AlanReads: CHRISTINE FALLS, by Benjamin Black

It's never been a secret that Benjamin Black is really Man Booker Prize winner John Banville. Even the copy accompanying the author's photo on the inside-back flap of the dust jacket proclaims, "Bennamin Black is the pen name of acclaimed author John Banville..." So why bother with a pen name?

Some might see it as a literary author's defense against accusations of slumming. (How dare he write something as common as a "crime novel!") But those who follow Banville's various articles and interviews know that, surprisingly enough, he is a huge fan of the Parker novels Donald E. Westlake writes unter the pen name Richard Stark. These days, everyone knows that Stark is really Westlake, but the pen name remains. So Banville might be paying homage to Westlake by adopting a different writing persona and a different name to go along with it, as Westlake continues to do for the more noir-ish Parker stories.

Names aside, the question remains: is this a book that crime fiction fans should read?
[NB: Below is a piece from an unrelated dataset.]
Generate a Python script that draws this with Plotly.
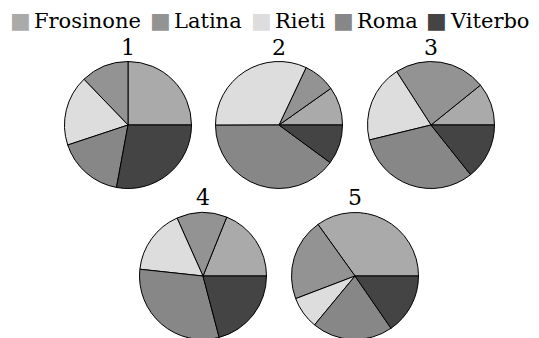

And the answer is: Oh, yes! You should.

Without sacrificing the intense psychological insights of his characters, Banville-as-Black gives slightly more emphasis to plot development and has produced a very impressive, very involving and, yes, literary crime novel.

The setting is Dublin in the 1950s and the main character is Quirke Girffin, a moody, hard-drinking pathologist who si more comfortable among the dead than he is the living. One evening, following an office party, Quirke discovers his brother-in-law, Malachy Griffin, a prominent obstetrician, altering the file of a recently deceased young woman named Christing Falls. It doesn't take long for Quirke to determine that Malachy has tampered with the woman's cause of death, and he sets out to find out why. What he uncovers not only solves the mystery of Christine Falls, but causes him to reconsider his family and his life.

This is a richly rewarding reading experience, as Banville/Black manages to balance the interior observations and emotions of each of the characters while maintaining the pace and moving the plot developments foward in a manner that keeps the reader turning pages until the end. And the descriptions of both the damp, pub-lined streets of Dublin, as well as the wintery Boston countryside (where the narrative shifts toward the end) are a evocative as anything Banville has written under his own name.

This is the kind of book crime fictions fans can show readers of mainstream fiction to prove that a crime/suspense novel can be as literary and moving as any work of fiction (much like the recent works of, say, George P. Pelecanos, and several others). According to the dust jacket copy, this is the first in an intended series featuring Quirke Griffin. And that's good news for all who enjoy excellent writing, deeply introspective and moody emotions along with their dark doings.